The request: Output every line of the material exactly, omitting images.

>> Start Data block

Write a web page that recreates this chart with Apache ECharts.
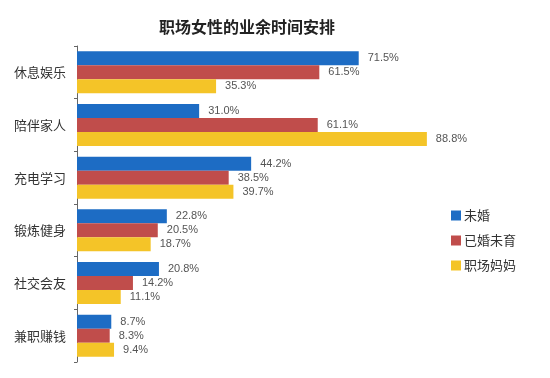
<!DOCTYPE html>
<html>
<head>
<meta charset="utf-8">
<script src="https://cdn.jsdelivr.net/npm/echarts@6/dist/echarts.min.js"></script>
<style>
  html, body { margin: 0; padding: 0; background: #fff; }
  #chart { width: 550px; height: 378px; }
</style>
</head>
<body>
<div id="chart"></div>
<script>
  // 分类与数据
  const categories = ["休息娱乐", "陪伴家人", "充电学习", "锻炼健身", "社交会友", "兼职赚钱"];
  const seriesNames = ["未婚", "已婚未育", "职场妈妈"];
  const unmarried = [71.5, 31.0, 44.2, 22.8, 20.8, 8.7];
  const marriedNoKids = [61.5, 61.1, 38.5, 20.5, 14.2, 8.3];
  const workingMoms = [35.3, 88.8, 39.7, 18.7, 11.1, 9.4];
  const colors = ["#1d6cc4", "#c04d4b", "#f4c428"];

  const chart = echarts.init(document.getElementById("chart"), null, { renderer: "canvas" });

  const makeSeries = (name, data, color) => ({
    name: name,
    type: "bar",
    data: data,
    barWidth: 14,
    barGap: "0%",
    itemStyle: { color: color },
    label: {
      show: true,
      position: "right",
      distance: 9,
      formatter: (p) => p.value.toFixed(1) + "%",
      color: "#555",
      fontSize: 11,
      fontFamily: "Liberation Sans",
    },
  });

  chart.setOption({
    animation: false,
    title: {
      text: "职场女性的业余时间安排",
      left: 242,
      textAlign: "center",
      top: 14,
      textStyle: {
        fontSize: 16,
        fontWeight: "bold",
        color: "#222",
        fontFamily: "Noto Sans CJK SC",
      },
    },
    legend: {
      orient: "vertical",
      left: 446,
      top: 204,
      itemWidth: 10,
      itemHeight: 10,
      itemGap: 12,
      icon: "rect",
      data: seriesNames,
      textStyle: {
        fontSize: 13,
        color: "#333",
        fontFamily: "Noto Sans CJK SC",
        padding: [0, 0, 0, -2],
      },
    },
    grid: {
      left: 77,
      right: 79,
      top: 46,
      bottom: 16,
    },
    xAxis: {
      type: "value",
      min: 0,
      max: 100,
      show: false,
    },
    yAxis: {
      type: "category",
      data: categories,
      inverse: true,
      offset: 3,
      axisLine: { lineStyle: { color: "#666", width: 1 } },
      axisTick: { show: true, length: 3, lineStyle: { color: "#666" } },
      axisLabel: {
        margin: 8,
        fontSize: 13,
        color: "#333",
        fontFamily: "Noto Sans CJK SC",
      },
    },
    series: [
      makeSeries(seriesNames[0], unmarried, colors[0]),
      makeSeries(seriesNames[1], marriedNoKids, colors[1]),
      makeSeries(seriesNames[2], workingMoms, colors[2]),
    ],
  });
</script>
</body>
</html>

>> End Data block

Result:
Write a web page that recreates this chart with Apache ECharts.
<!DOCTYPE html>
<html>
<head>
<meta charset="utf-8">
<script src="https://cdn.jsdelivr.net/npm/echarts@6/dist/echarts.min.js"></script>
<style>
  html, body { margin: 0; padding: 0; background: #fff; }
  #chart { width: 550px; height: 378px; }
</style>
</head>
<body>
<div id="chart"></div>
<script>
  // 分类与数据
  const categories = ["休息娱乐", "陪伴家人", "充电学习", "锻炼健身", "社交会友", "兼职赚钱"];
  const seriesNames = ["未婚", "已婚未育", "职场妈妈"];
  const unmarried = [71.5, 31.0, 44.2, 22.8, 20.8, 8.7];
  const marriedNoKids = [61.5, 61.1, 38.5, 20.5, 14.2, 8.3];
  const workingMoms = [35.3, 88.8, 39.7, 18.7, 11.1, 9.4];
  const colors = ["#1d6cc4", "#c04d4b", "#f4c428"];

  const chart = echarts.init(document.getElementById("chart"), null, { renderer: "canvas" });

  const makeSeries = (name, data, color) => ({
    name: name,
    type: "bar",
    data: data,
    barWidth: 14,
    barGap: "0%",
    itemStyle: { color: color },
    label: {
      show: true,
      position: "right",
      distance: 9,
      formatter: (p) => p.value.toFixed(1) + "%",
      color: "#555",
      fontSize: 11,
      fontFamily: "Liberation Sans",
    },
  });

  chart.setOption({
    animation: false,
    title: {
      text: "职场女性的业余时间安排",
      left: 242,
      textAlign: "center",
      top: 14,
      textStyle: {
        fontSize: 16,
        fontWeight: "bold",
        color: "#222",
        fontFamily: "Noto Sans CJK SC",
      },
    },
    legend: {
      orient: "vertical",
      left: 446,
      top: 204,
      itemWidth: 10,
      itemHeight: 10,
      itemGap: 12,
      icon: "rect",
      data: seriesNames,
      textStyle: {
        fontSize: 13,
        color: "#333",
        fontFamily: "Noto Sans CJK SC",
        padding: [0, 0, 0, -2],
      },
    },
    grid: {
      left: 77,
      right: 79,
      top: 46,
      bottom: 16,
    },
    xAxis: {
      type: "value",
      min: 0,
      max: 100,
      show: false,
    },
    yAxis: {
      type: "category",
      data: categories,
      inverse: true,
      offset: 3,
      axisLine: { lineStyle: { color: "#666", width: 1 } },
      axisTick: { show: true, length: 3, lineStyle: { color: "#666" } },
      axisLabel: {
        margin: 8,
        fontSize: 13,
        color: "#333",
        fontFamily: "Noto Sans CJK SC",
      },
    },
    series: [
      makeSeries(seriesNames[0], unmarried, colors[0]),
      makeSeries(seriesNames[1], marriedNoKids, colors[1]),
      makeSeries(seriesNames[2], workingMoms, colors[2]),
    ],
  });
</script>
</body>
</html>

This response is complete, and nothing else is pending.